** START OF Material supplied **

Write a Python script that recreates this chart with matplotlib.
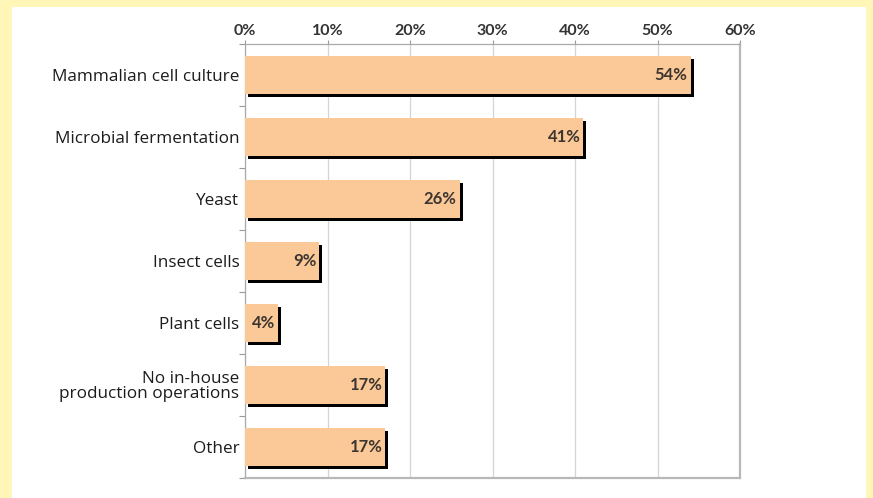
import matplotlib
matplotlib.use("Agg")
import matplotlib.pyplot as plt
import matplotlib.patheffects as pe
from matplotlib.patches import Rectangle
from matplotlib.ticker import FixedLocator
import numpy as np

categories = [
    "Mammalian cell culture",
    "Microbial fermentation",
    "Yeast",
    "Insect cells",
    "Plant cells",
    "No in-house\nproduction operations",
    "Other",
]
shares = [54, 41, 26, 9, 4, 17, 17]
x_ticks = [0, 10, 20, 30, 40, 50, 60]

bar_color = "#fbc998"
frame_color = "#fff6b8"
grid_color = "#d4d4d4"
text_color = "#1c1c1c"
value_color = "#3d3530"

fig = plt.figure(figsize=(8.73, 4.98), dpi=100, facecolor=frame_color)
# white panel inside the yellow frame
fig.patches.append(Rectangle((12 / 873, 0), (866 - 12) / 873, 1 - 7 / 498,
                             transform=fig.transFigure, facecolor="white",
                             edgecolor="none", zorder=-1))

ax = fig.add_axes([245 / 873, 1 - 478 / 498, 495 / 873, 434 / 498])
ax.set_facecolor("white")

y = np.arange(len(categories))
shadow = pe.SimplePatchShadow(offset=(2.3, -2.3), shadow_rgbFace="black", alpha=1.0)
bars = ax.barh(y, shares, height=0.61, color=bar_color, edgecolor="none",
               zorder=3, path_effects=[shadow, pe.Normal()])

for yi, v in zip(y, shares):
    ax.text(v - 0.35, yi, f"{v}%", ha="right", va="center", fontsize=12,
            fontweight="bold", family="Lato", color=value_color, zorder=4)

ax.set_xlim(0, 60)
ax.set_ylim(len(categories) - 0.5, -0.5)
ax.set_xticks(x_ticks)
ax.set_xticklabels([f"{t}%" for t in x_ticks], fontsize=11.5, fontweight="bold",
                   family="Lato", color="#333333")
ax.xaxis.tick_top()
ax.tick_params(axis="x", direction="out", length=3, width=0.8, color="#999999", pad=1)

ax.set_yticks(y)
ax.set_yticklabels(categories, fontsize=12.3, family="Open Sans", color=text_color,
                   linespacing=0.95)
ax.tick_params(axis="y", which="major", length=0, pad=4)
ax.yaxis.set_minor_locator(FixedLocator(np.arange(-0.5, len(categories), 1.0)))
ax.tick_params(axis="y", which="minor", direction="out", length=4, width=0.8,
               color="#999999")

ax.grid(axis="x", color=grid_color, linewidth=0.9, zorder=0)
ax.set_axisbelow(True)
for side in ["left", "top"]:
    ax.spines[side].set_color("#aaaaaa")
    ax.spines[side].set_linewidth(0.9)
for side in ["right", "bottom"]:
    ax.spines[side].set_color("#b8b8b8")
    ax.spines[side].set_linewidth(1.6)

fig.savefig("out.png", dpi=100, facecolor=fig.get_facecolor())
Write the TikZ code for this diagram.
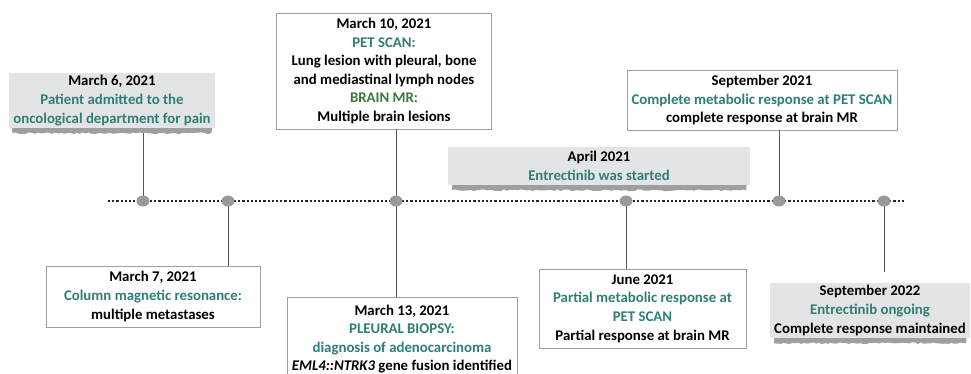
\documentclass[tikz,border=0pt]{standalone}
\usepackage{fontspec}
\setmainfont{Carlito}[BoldFont={Carlito Bold}, BoldItalicFont={Carlito Bold Italic}]
\usetikzlibrary{calc, backgrounds, decorations.pathmorphing}
\definecolor{teal}{HTML}{2F7F76}
\definecolor{mrgreen}{HTML}{3B7A3A}
\definecolor{boxgray}{HTML}{E3E4E5}
\definecolor{dotgray}{HTML}{9A9A9A}
\definecolor{linegray}{HTML}{555555}
\tikzset{
	every node/.style={font=\bfseries\fontsize{14.8}{18.6}\selectfont, align=center, inner sep=0pt},
	% 1. White boxes with a grey frame
	event/.style={draw=gray!75, fill=white, line width=0.8pt},
	% 2. Grey paper strips (the torn shadow is added below them)
	strip/.style={fill=boxgray},
	% 3. Connectors and timeline
	stem/.style={draw=linegray, line width=1pt},
	timeline/.style={draw=black!85, line width=2.2pt, dash pattern=on 2.2pt off 2pt},
}
\newcommand{\tornshadow}[1]{%
	\fill[gray!75, decorate, decoration={random steps, segment length=3pt, amplitude=0.9pt}]
		($(#1.south west)+(4,-2)$) -- ($(#1.south east)+(-4,-2)$)
		-- ($(#1.south east)+(-4,5)$) -- ($(#1.south west)+(4,5)$) -- cycle;
}
\begin{document}
\begin{tikzpicture}[x=1pt, y=-1pt]
		\useasboundingbox (0,0) rectangle (971,374);
		
		% Timeline
		\coordinate (start) at (108,201);
		\coordinate (end) at (905,201);
		\draw[timeline] (start) -- (end);
		
		\coordinate (d1) at (143,201);
		\coordinate (d2) at (228,201);
		\coordinate (d3) at (396,201);
		\coordinate (d4) at (626,201);
		\coordinate (d5) at (779,201);
		\coordinate (d6) at (884,201);
		
		% Events above the line
		\node[strip, minimum width=206, minimum height=55] (mar6) at (112,100.5)
			{March 6, 2021\\ \color{teal}Patient admitted to the\\ \color{teal}oncological department for pain};
		
		\node[event, minimum width=215, minimum height=116] (mar10) at (384,71)
			{March 10, 2021\\ \color{teal}PET SCAN:\\ Lung lesion with pleural, bone\\ and mediastinal lymph nodes\\ \color{mrgreen}BRAIN MR:\\ Multiple brain lesions};
		
		\node[strip, minimum width=302, minimum height=38] (apr) at (599,166)
			{April 2021\\ \color{teal}Entrectinib was started};
		
		\node[event, minimum width=270, minimum height=60] (sep21) at (762,100)
			{September 2021\\ \color{teal}Complete metabolic response at PET SCAN\\ complete response at brain MR};
		
		% Events below the line
		\node[event, minimum width=214, minimum height=61] (mar7) at (153,296.5)
			{March 7, 2021\\ \color{teal}Column magnetic resonance:\\ multiple metastases};
		
		\node[event, minimum width=230, minimum height=84] (mar13) at (402,339)
			{March 13, 2021\\ \color{teal}PLEURAL BIOPSY:\\ \color{teal}diagnosis of adenocarcinoma\\ \textit{EML4::NTRK3} gene fusion identified};
		
		\node[event, minimum width=207, minimum height=79] (jun) at (642.5,308.5)
			{June 2021\\ \color{teal}Partial metabolic response at\\ \color{teal}PET SCAN\\ Partial response at brain MR};
		
		\node[strip, minimum width=200, minimum height=55] (sep22) at (870,310.5)
			{September 2022\\ \color{teal}Entrectinib ongoing\\ Complete response maintained};
		
		\begin{scope}[on background layer]
			\tornshadow{mar6}
			\tornshadow{apr}
			\tornshadow{sep22}
		\end{scope}
		
		% Stems
		\draw[stem] ($(d1 |- mar6.south)+(0,5)$) coordinate (s1) -- (d1);
		\draw[stem] (d2) -- (d2 |- mar7.north);
		\draw[stem] (d3 |- mar10.south) -- (d3);
		\draw[stem] (d3) -- (d3 |- mar13.north);
		\draw[stem] (d4) -- (d4 |- jun.north);
		\draw[stem] (d5 |- sep21.south) -- (d5);
		\draw[stem] (d6) -- ($(d6 |- sep22.north)+(0,-11)$) coordinate (s6);
		
		\foreach \d in {d1, d2, d3, d4, d5, d6}{\fill[dotgray] (\d) ellipse (6.5 and 5.5);}
	\end{tikzpicture}
\end{document}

** END OF Material supplied **

Written exercise | Copy the whole listing above word for word but do not carry over the pictures.

Written solution |
Write a Python script that recreates this chart with matplotlib.
import matplotlib
matplotlib.use("Agg")
import matplotlib.pyplot as plt
import matplotlib.patheffects as pe
from matplotlib.patches import Rectangle
from matplotlib.ticker import FixedLocator
import numpy as np

categories = [
    "Mammalian cell culture",
    "Microbial fermentation",
    "Yeast",
    "Insect cells",
    "Plant cells",
    "No in-house\nproduction operations",
    "Other",
]
shares = [54, 41, 26, 9, 4, 17, 17]
x_ticks = [0, 10, 20, 30, 40, 50, 60]

bar_color = "#fbc998"
frame_color = "#fff6b8"
grid_color = "#d4d4d4"
text_color = "#1c1c1c"
value_color = "#3d3530"

fig = plt.figure(figsize=(8.73, 4.98), dpi=100, facecolor=frame_color)
# white panel inside the yellow frame
fig.patches.append(Rectangle((12 / 873, 0), (866 - 12) / 873, 1 - 7 / 498,
                             transform=fig.transFigure, facecolor="white",
                             edgecolor="none", zorder=-1))

ax = fig.add_axes([245 / 873, 1 - 478 / 498, 495 / 873, 434 / 498])
ax.set_facecolor("white")

y = np.arange(len(categories))
shadow = pe.SimplePatchShadow(offset=(2.3, -2.3), shadow_rgbFace="black", alpha=1.0)
bars = ax.barh(y, shares, height=0.61, color=bar_color, edgecolor="none",
               zorder=3, path_effects=[shadow, pe.Normal()])

for yi, v in zip(y, shares):
    ax.text(v - 0.35, yi, f"{v}%", ha="right", va="center", fontsize=12,
            fontweight="bold", family="Lato", color=value_color, zorder=4)

ax.set_xlim(0, 60)
ax.set_ylim(len(categories) - 0.5, -0.5)
ax.set_xticks(x_ticks)
ax.set_xticklabels([f"{t}%" for t in x_ticks], fontsize=11.5, fontweight="bold",
                   family="Lato", color="#333333")
ax.xaxis.tick_top()
ax.tick_params(axis="x", direction="out", length=3, width=0.8, color="#999999", pad=1)

ax.set_yticks(y)
ax.set_yticklabels(categories, fontsize=12.3, family="Open Sans", color=text_color,
                   linespacing=0.95)
ax.tick_params(axis="y", which="major", length=0, pad=4)
ax.yaxis.set_minor_locator(FixedLocator(np.arange(-0.5, len(categories), 1.0)))
ax.tick_params(axis="y", which="minor", direction="out", length=4, width=0.8,
               color="#999999")

ax.grid(axis="x", color=grid_color, linewidth=0.9, zorder=0)
ax.set_axisbelow(True)
for side in ["left", "top"]:
    ax.spines[side].set_color("#aaaaaa")
    ax.spines[side].set_linewidth(0.9)
for side in ["right", "bottom"]:
    ax.spines[side].set_color("#b8b8b8")
    ax.spines[side].set_linewidth(1.6)

fig.savefig("out.png", dpi=100, facecolor=fig.get_facecolor())
Write the TikZ code for this diagram.
\documentclass[tikz,border=0pt]{standalone}
\usepackage{fontspec}
\setmainfont{Carlito}[BoldFont={Carlito Bold}, BoldItalicFont={Carlito Bold Italic}]
\usetikzlibrary{calc, backgrounds, decorations.pathmorphing}
\definecolor{teal}{HTML}{2F7F76}
\definecolor{mrgreen}{HTML}{3B7A3A}
\definecolor{boxgray}{HTML}{E3E4E5}
\definecolor{dotgray}{HTML}{9A9A9A}
\definecolor{linegray}{HTML}{555555}
\tikzset{
	every node/.style={font=\bfseries\fontsize{14.8}{18.6}\selectfont, align=center, inner sep=0pt},
	% 1. White boxes with a grey frame
	event/.style={draw=gray!75, fill=white, line width=0.8pt},
	% 2. Grey paper strips (the torn shadow is added below them)
	strip/.style={fill=boxgray},
	% 3. Connectors and timeline
	stem/.style={draw=linegray, line width=1pt},
	timeline/.style={draw=black!85, line width=2.2pt, dash pattern=on 2.2pt off 2pt},
}
\newcommand{\tornshadow}[1]{%
	\fill[gray!75, decorate, decoration={random steps, segment length=3pt, amplitude=0.9pt}]
		($(#1.south west)+(4,-2)$) -- ($(#1.south east)+(-4,-2)$)
		-- ($(#1.south east)+(-4,5)$) -- ($(#1.south west)+(4,5)$) -- cycle;
}
\begin{document}
\begin{tikzpicture}[x=1pt, y=-1pt]
		\useasboundingbox (0,0) rectangle (971,374);
		
		% Timeline
		\coordinate (start) at (108,201);
		\coordinate (end) at (905,201);
		\draw[timeline] (start) -- (end);
		
		\coordinate (d1) at (143,201);
		\coordinate (d2) at (228,201);
		\coordinate (d3) at (396,201);
		\coordinate (d4) at (626,201);
		\coordinate (d5) at (779,201);
		\coordinate (d6) at (884,201);
		
		% Events above the line
		\node[strip, minimum width=206, minimum height=55] (mar6) at (112,100.5)
			{March 6, 2021\\ \color{teal}Patient admitted to the\\ \color{teal}oncological department for pain};
		
		\node[event, minimum width=215, minimum height=116] (mar10) at (384,71)
			{March 10, 2021\\ \color{teal}PET SCAN:\\ Lung lesion with pleural, bone\\ and mediastinal lymph nodes\\ \color{mrgreen}BRAIN MR:\\ Multiple brain lesions};
		
		\node[strip, minimum width=302, minimum height=38] (apr) at (599,166)
			{April 2021\\ \color{teal}Entrectinib was started};
		
		\node[event, minimum width=270, minimum height=60] (sep21) at (762,100)
			{September 2021\\ \color{teal}Complete metabolic response at PET SCAN\\ complete response at brain MR};
		
		% Events below the line
		\node[event, minimum width=214, minimum height=61] (mar7) at (153,296.5)
			{March 7, 2021\\ \color{teal}Column magnetic resonance:\\ multiple metastases};
		
		\node[event, minimum width=230, minimum height=84] (mar13) at (402,339)
			{March 13, 2021\\ \color{teal}PLEURAL BIOPSY:\\ \color{teal}diagnosis of adenocarcinoma\\ \textit{EML4::NTRK3} gene fusion identified};
		
		\node[event, minimum width=207, minimum height=79] (jun) at (642.5,308.5)
			{June 2021\\ \color{teal}Partial metabolic response at\\ \color{teal}PET SCAN\\ Partial response at brain MR};
		
		\node[strip, minimum width=200, minimum height=55] (sep22) at (870,310.5)
			{September 2022\\ \color{teal}Entrectinib ongoing\\ Complete response maintained};
		
		\begin{scope}[on background layer]
			\tornshadow{mar6}
			\tornshadow{apr}
			\tornshadow{sep22}
		\end{scope}
		
		% Stems
		\draw[stem] ($(d1 |- mar6.south)+(0,5)$) coordinate (s1) -- (d1);
		\draw[stem] (d2) -- (d2 |- mar7.north);
		\draw[stem] (d3 |- mar10.south) -- (d3);
		\draw[stem] (d3) -- (d3 |- mar13.north);
		\draw[stem] (d4) -- (d4 |- jun.north);
		\draw[stem] (d5 |- sep21.south) -- (d5);
		\draw[stem] (d6) -- ($(d6 |- sep22.north)+(0,-11)$) coordinate (s6);
		
		\foreach \d in {d1, d2, d3, d4, d5, d6}{\fill[dotgray] (\d) ellipse (6.5 and 5.5);}
	\end{tikzpicture}
\end{document}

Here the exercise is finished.